Data — What the numbers show
Brent crude futures for September delivery rose $1.82 to settle at $102.45 per barrel on the ICE Futures Europe exchange. Trading volume was 45% above the 30-day average, indicating strong market engagement with the news. The United States Oil Fund (USO) saw a net inflow of $280 million, its largest single-day inflow since May. In contrast, the S&P 500 energy sector (XLE) underperformed the broader index, gaining only 0.3% versus the SPX's 0.7% rise, suggesting investors are differentiating between near-term price spikes and long-term sector fundamentals.
The market's fear gauge, the CBOE Crude Oil Volatility Index (OVX), jumped to 38.5, a 15% increase from the previous session. The Israeli Shekel (USD/ILS) weakened slightly, moving from 3.68 to 3.71 against the US dollar. Safe-haven flows benefited gold (XAU/USD), which edged 0.5% higher to $2,385 per ounce. The yield on the 10-year U.S. Treasury note was largely unchanged at 4.31%, indicating a muted response in fixed income markets relative to commodities.
| Asset | Pre-Event Level (July 11 Close) | Post-Event Level (July 12 Close) | Change |
|---|---|---|---|
| Brent Crude | $100.63 | $102.45 | +1.8% |
| USO ETF Assets | $3.82B | $4.10B | +$280M |
| OVX Index | 33.5 | 38.5 | +15% |
Analysis — What it means for markets / sectors / tickers
Direct beneficiaries of the price move include major integrated oil companies with significant upstream exposure. Exxon Mobil (XOM) and Chevron (CVX) typically see their earnings sensitivity increase by approximately 8% for every $10 rise in Brent crude. European oil majors like Shell (SHEL) and TotalEnergies (TTE) also stand to gain, though their share price reaction may be tempered by broader European equity market weakness. Oil services firms such as Halliburton (HAL) and Schlumberger (SLB) could see delayed positive effects if sustained higher prices spur renewed capital expenditure from producers.
The primary risk to the bullish energy thesis is the potential for a swift de-escalation, which would quickly erase the geopolitical risk premium from oil prices. Airlines and shipping companies are immediate losers, with jet fuel costs representing a major operational expense. Delta Air Lines (DAL) and United Airlines (UAL) both saw their shares decline over 2% in after-hours trading. Market positioning data from the CFTC shows that managed money net-long positions in WTI futures had already increased by 20,000 contracts in the week preceding the event, suggesting some traders were anticipating heightened volatility.

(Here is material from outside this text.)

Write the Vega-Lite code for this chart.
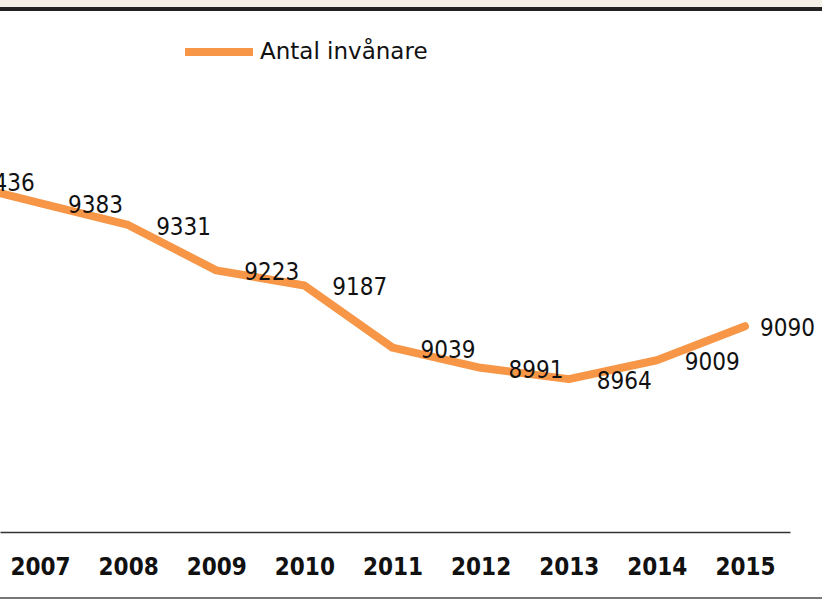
{
  "$schema": "https://vega.github.io/schema/vega-lite/v6.json",
  "width": 790,
  "height": 504,
  "autosize": {"type": "none"},
  "padding": {"left": 0, "top": 28, "right": 32, "bottom": 70},
  "background": "white",
  "config": {"view": {"stroke": null}},
  "data": {
    "values": [
      {"year": 2006, "value": 9436},
      {"year": 2007, "value": 9383},
      {"year": 2008, "value": 9331},
      {"year": 2009, "value": 9223},
      {"year": 2010, "value": 9187},
      {"year": 2011, "value": 9039},
      {"year": 2012, "value": 8991},
      {"year": 2013, "value": 8964},
      {"year": 2014, "value": 9009},
      {"year": 2015, "value": 9090}
    ]
  },
  "encoding": {
    "x": {
      "field": "year",
      "type": "quantitative",
      "scale": {"domain": [2006.546, 2015.511], "nice": false, "zero": false},
      "axis": {
        "values": [2007, 2008, 2009, 2010, 2011, 2012, 2013, 2014, 2015],
        "format": "d",
        "title": null,
        "grid": false,
        "ticks": false,
        "domainColor": "#333333",
        "domainWidth": 1.5,
        "labelFont": "DejaVu Sans Condensed",
        "labelFontWeight": "bold",
        "labelFontSize": 24,
        "labelColor": "#111111",
        "labelPadding": 23,
        "labelFlush": false,
        "labelOverlap": false
      }
    },
    "y": {
      "field": "value",
      "type": "quantitative",
      "scale": {"domain": [8600, 9800], "nice": false, "zero": false},
      "axis": null
    }
  },
  "layer": [
    {
      "mark": {"type": "rect", "color": "#F3EEE6", "clip": false},
      "encoding": {
        "x": {"datum": 2006}, "x2": {"datum": 2016.2},
        "y": {"datum": 9852}, "y2": {"datum": 9880}
      }
    },
    {
      "mark": {"type": "rule", "color": "#222222", "strokeWidth": 4, "clip": false},
      "encoding": {
        "x": {"datum": 2006}, "x2": {"datum": 2016.2},
        "y": {"datum": 9845}
      }
    },
    {
      "mark": {"type": "rule", "color": "#777777", "strokeWidth": 2, "clip": false},
      "encoding": {
        "x": {"datum": 2006}, "x2": {"datum": 2016.2},
        "y": {"datum": 8443}
      }
    },
    {
      "mark": {"type": "line", "strokeWidth": 8, "strokeCap": "round", "strokeJoin": "round", "clip": true},
      "encoding": {
        "color": {
          "datum": "Antal invånare",
          "type": "nominal",
          "scale": {"range": ["#F79646"]},
          "legend": {
            "title": null,
            "orient": "none",
            "legendX": 181,
            "legendY": -14,
            "padding": 0,
            "symbolType": "stroke",
            "symbolSize": 4624,
            "symbolStrokeWidth": 8,
            "labelFont": "DejaVu Sans",
            "labelFontSize": 23,
            "labelColor": "#111111",
            "labelOffset": 3,
            "labelLimit": 400
          }
        }
      }
    },
    {
      "transform": [{"filter": "datum.year < 2015"}],
      "mark": {"type": "text", "align": "left", "baseline": "middle", "dx": 28, "dy": 3, "font": "DejaVu Sans Condensed", "fontSize": 24, "color": "#111111", "clip": true},
      "encoding": {"text": {"field": "value", "type": "quantitative", "format": "d"}}
    },
    {
      "transform": [{"filter": "datum.year == 2015"}],
      "mark": {"type": "text", "align": "left", "baseline": "middle", "dx": 15, "dy": 3, "font": "DejaVu Sans Condensed", "fontSize": 24, "color": "#111111"},
      "encoding": {"text": {"field": "value", "type": "quantitative", "format": "d"}}
    }
  ]
}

Outlook — What to watch next
Market participants will monitor official statements from the Israeli government and Palestinian authorities for signals of further escalation or a path to de-escalation. The next OPEC+ monitoring committee meeting on July 22 will be critical for assessing the group's response to the price move and its commitment to production discipline. The U.S. Energy Information Administration's weekly petroleum status report on July 17 will provide key data on inventory levels and demand signals that could either amplify or dampen the current price surge.
Technical analysts are watching the $104 resistance level for Brent crude, a point that has capped rallies on three previous occasions this year. A decisive break above that level on sustained volume could open a path toward $108. Conversely, a retreat below the 50-day moving average near $99.50 would signal a failure of the bullish breakout. The USD/ILS exchange rate at 3.75 is a key level to watch for signs of capital flight from Israeli assets.